Hamid explains that we wanted to stop by so that they could introduce me, but that we have to go back tonight, especially as our driver is being such a pain in the ass.  Idi Mohammad looks concerned and unhappy that we cannot stay the night. He offers a second time, and we explain that our driver is the main issue, but that we will be back next week and will stay longer.   We take a seat on a stone wall overlooking the road and the valley.  It turns out that he was a teacher, and spent many years as a Pakastani refugee. When he returned to his village he started up a school with a couple other teachers to teach the children. It expanded and they now have a school that services all the way through high school. He is the principal and while they have a school, and teachers, they are lacking in supplies. This is something I can help with this trip. We discussed the need for stationary (paper and pens) is the biggest need. Ironically it’s the reason many children do not attend school. Their families are simply too poor to afford the 20 cents for a notebook. The school houses 600 students on average. Amazingly, the other need is computers. I was surprised, and asked why they felt computers would be a necessary component of their school.  Idi Mohammad explained that it connects them to the rest of the world and allows their remote village to provide better education for their children. They already have a teacher qualified in computer sciences so its simply a matter of machines.
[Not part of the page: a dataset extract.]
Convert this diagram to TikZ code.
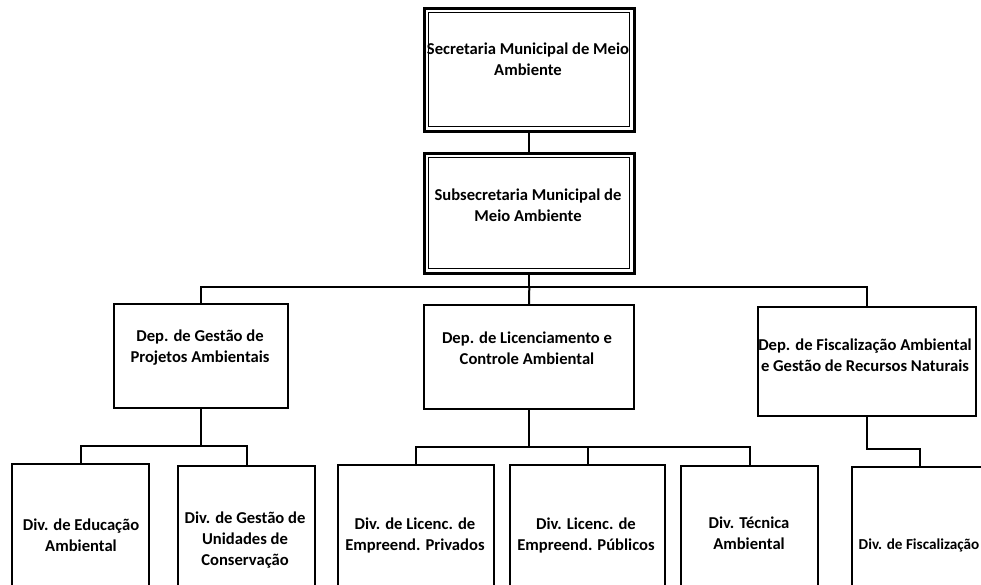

I also ask Idi Mohammad about neighboring villages that don’t have schools. Would he be able to direct me to others that are lacking schools entirely. He agrees to come up with a list before my next visit.  He also mentions that up on the mountain behind the village is a small community of fifty families. Their children make the long walk to attend the school at the village, but that the young ones (grade 1-5) are unable to attend school during the winter due to the snow. They are simply too young to make that walk. We discussed building a primary school there so that they can attend their classes year round and stay with the same coursework as the larger school and when they are old enough they will graduate into the village school to finish through high school. It would be a simple project , a few classrooms only. We talk briefly about construction and logistics and Idi Mohammad looks at me with all seriousness and says that if necessary he will oversee the construction himself. We have ourselves a school, a computer lab, and a project manager. As well as a solid contact for reaching out and making first steps in other villages.

During the last few minutes of the talk, a loud repetitive banging is heard, I look behind us to the street to see Shah Mohammed banging away at the front fender with a crowbar. Passive aggressive behavior or does he really think it will fix the wheel?

Back in the car I’m positively giddy. This has been the best birthday ever, bar none, even better as no one here knows. This wouldn’t have been possible without the previous visits and cups of tea drank by Travis and Hamid – opening the door for me to step in with solid connections already in place. I thank them both and sigh with contentment as we begin the long drive home, dusk already settling in and Shah Mohammad bitching to an uninterested Hamid, who continues to play his role as seeing eye dog, and pointed out the speedbumps, upcoming curves in the road, and reminds SM to slow down. Strangely enough, Shah Mohammed is now wearing a pair of glasses….perhaps they could have been of use a few hours ago when we nearly died? Just a thought.